Con paciencia, sin pausas, con dos ganchos
elaborar un móvil
de ojos infinitos
sacados de las fotos
de los primeros días en la playa.

Cortar quizás un poco
dos patas de la mesa
o ponerla invertida y desequilibrada.

Con los zapatos rotos, el anuario,
los poemas olvidados en las
hojas de la Enciclopedia Británica
y un oso de peluche que te di.

Después soltar un grito
y narrar el vacío de tus cajones.

Hemos asistido al montaje “conceptual” de un muy peculiar altar de muertos.
Y lo único que nos queda claro es el vacío ya insalvable de una pérdida íntima y profunda.

 Pero ya me aproximo vertiginosamente al final de estas ociosas palabras. No querría dejar pasar la entereza, el valor de que Darío ha hecho acopio para hablarnos desde los más variados registros, desde el del metalenguaje ecoico, la autorreferencialidad de algún poema, hasta el propio disgusto que comparte con tantos de sus lectores. De esto último tenemos aquí un ejemplo excelente, al cual, a falta de título, he llamado, aunque sólo sea para esta fugaz ocasión,

El disgusto:

En el agua, no lejos de la arena,
flotan los ojos en botellas plásticas.

Tres grupos de cumbia tocando
al mismo tiempo,
por poca pretensión que tengan,
ultiman el motivo
de la palabra playa.

Mil metros más allá sólo el murmullo
como de moscas.

No es que se vuelvan burdos porque beben,
es la supina zafiedad
del derrotado.

Y la metafísica, a juzgar por Típico, un poema singular entre singularidades, no le es ajena a Darío.

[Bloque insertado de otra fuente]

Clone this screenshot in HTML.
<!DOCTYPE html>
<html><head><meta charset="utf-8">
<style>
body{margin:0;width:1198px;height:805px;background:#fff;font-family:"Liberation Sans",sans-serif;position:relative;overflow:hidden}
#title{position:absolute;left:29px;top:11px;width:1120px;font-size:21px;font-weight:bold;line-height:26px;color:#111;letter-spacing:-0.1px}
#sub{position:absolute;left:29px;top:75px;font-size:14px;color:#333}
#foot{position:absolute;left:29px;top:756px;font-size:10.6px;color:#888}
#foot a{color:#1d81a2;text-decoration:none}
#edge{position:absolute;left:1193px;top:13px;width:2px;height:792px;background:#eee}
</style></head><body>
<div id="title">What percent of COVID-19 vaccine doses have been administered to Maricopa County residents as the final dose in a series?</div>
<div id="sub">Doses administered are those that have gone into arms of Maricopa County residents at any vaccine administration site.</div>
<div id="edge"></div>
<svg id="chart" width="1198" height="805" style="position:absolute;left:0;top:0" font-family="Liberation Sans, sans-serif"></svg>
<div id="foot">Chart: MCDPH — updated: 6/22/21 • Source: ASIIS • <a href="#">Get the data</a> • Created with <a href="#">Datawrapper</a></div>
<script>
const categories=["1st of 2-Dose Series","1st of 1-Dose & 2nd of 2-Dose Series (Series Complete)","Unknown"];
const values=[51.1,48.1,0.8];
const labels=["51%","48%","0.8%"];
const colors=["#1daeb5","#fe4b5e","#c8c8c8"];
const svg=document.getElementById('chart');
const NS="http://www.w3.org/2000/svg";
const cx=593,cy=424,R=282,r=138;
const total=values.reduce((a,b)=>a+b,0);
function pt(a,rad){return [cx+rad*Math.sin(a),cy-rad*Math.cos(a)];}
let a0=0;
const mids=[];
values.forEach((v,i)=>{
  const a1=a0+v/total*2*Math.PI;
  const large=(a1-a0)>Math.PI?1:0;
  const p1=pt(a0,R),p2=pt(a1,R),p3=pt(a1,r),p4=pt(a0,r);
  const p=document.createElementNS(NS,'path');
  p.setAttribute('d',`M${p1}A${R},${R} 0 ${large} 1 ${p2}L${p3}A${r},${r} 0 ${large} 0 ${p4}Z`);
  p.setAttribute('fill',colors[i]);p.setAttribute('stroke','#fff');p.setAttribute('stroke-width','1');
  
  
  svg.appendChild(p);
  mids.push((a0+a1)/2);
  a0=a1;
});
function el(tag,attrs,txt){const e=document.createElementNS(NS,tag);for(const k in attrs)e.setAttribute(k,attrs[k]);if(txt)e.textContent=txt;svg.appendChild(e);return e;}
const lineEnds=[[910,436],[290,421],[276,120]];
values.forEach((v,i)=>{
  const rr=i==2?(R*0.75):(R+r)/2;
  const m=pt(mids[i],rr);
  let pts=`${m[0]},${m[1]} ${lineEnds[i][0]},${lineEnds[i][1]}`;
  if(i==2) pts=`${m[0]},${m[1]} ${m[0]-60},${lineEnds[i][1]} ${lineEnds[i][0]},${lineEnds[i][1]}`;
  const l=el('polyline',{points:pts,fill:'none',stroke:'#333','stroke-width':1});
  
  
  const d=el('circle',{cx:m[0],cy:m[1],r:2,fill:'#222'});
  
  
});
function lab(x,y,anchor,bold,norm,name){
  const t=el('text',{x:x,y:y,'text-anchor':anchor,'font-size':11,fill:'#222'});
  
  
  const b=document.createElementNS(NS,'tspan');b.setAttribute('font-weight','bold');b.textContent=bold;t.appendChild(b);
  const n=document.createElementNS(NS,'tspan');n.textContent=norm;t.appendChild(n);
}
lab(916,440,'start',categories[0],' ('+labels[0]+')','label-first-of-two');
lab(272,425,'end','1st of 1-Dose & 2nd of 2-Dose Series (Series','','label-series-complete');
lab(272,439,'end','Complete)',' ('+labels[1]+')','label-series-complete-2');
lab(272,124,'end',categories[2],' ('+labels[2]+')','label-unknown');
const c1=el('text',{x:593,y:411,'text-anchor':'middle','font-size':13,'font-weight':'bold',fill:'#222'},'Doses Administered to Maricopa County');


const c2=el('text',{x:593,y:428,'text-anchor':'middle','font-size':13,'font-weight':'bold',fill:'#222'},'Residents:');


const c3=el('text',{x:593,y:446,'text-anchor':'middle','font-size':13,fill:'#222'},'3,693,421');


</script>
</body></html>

La comunión con el cosmos ha quedado desconcertantemente expresada en estos catorce versos que no son soneto, ni falta que les hace:

Caerme desmayado sobre el verde
y despertar con el aire engarzado
entre flores de jacaranda.
Los rayos de un sol frío
puntualizando estrías
en medio de la fronda y el terreno,
laberinto que se propaga en múltiples
vías para difuminar fronteras.

Nada está contenido en su epidermis.
ni el árbol, ni las flores, ni la luz.
El pasto no concluye con el parque.

Su estancia se preserva en ese algo
que sólo puede ser indefinido,
confuso y sin orillas.

Felicidades, Darío, muchos poemas como estos, o como quieras dárnoslos.
Y muchas gracias a todos por su paciencia.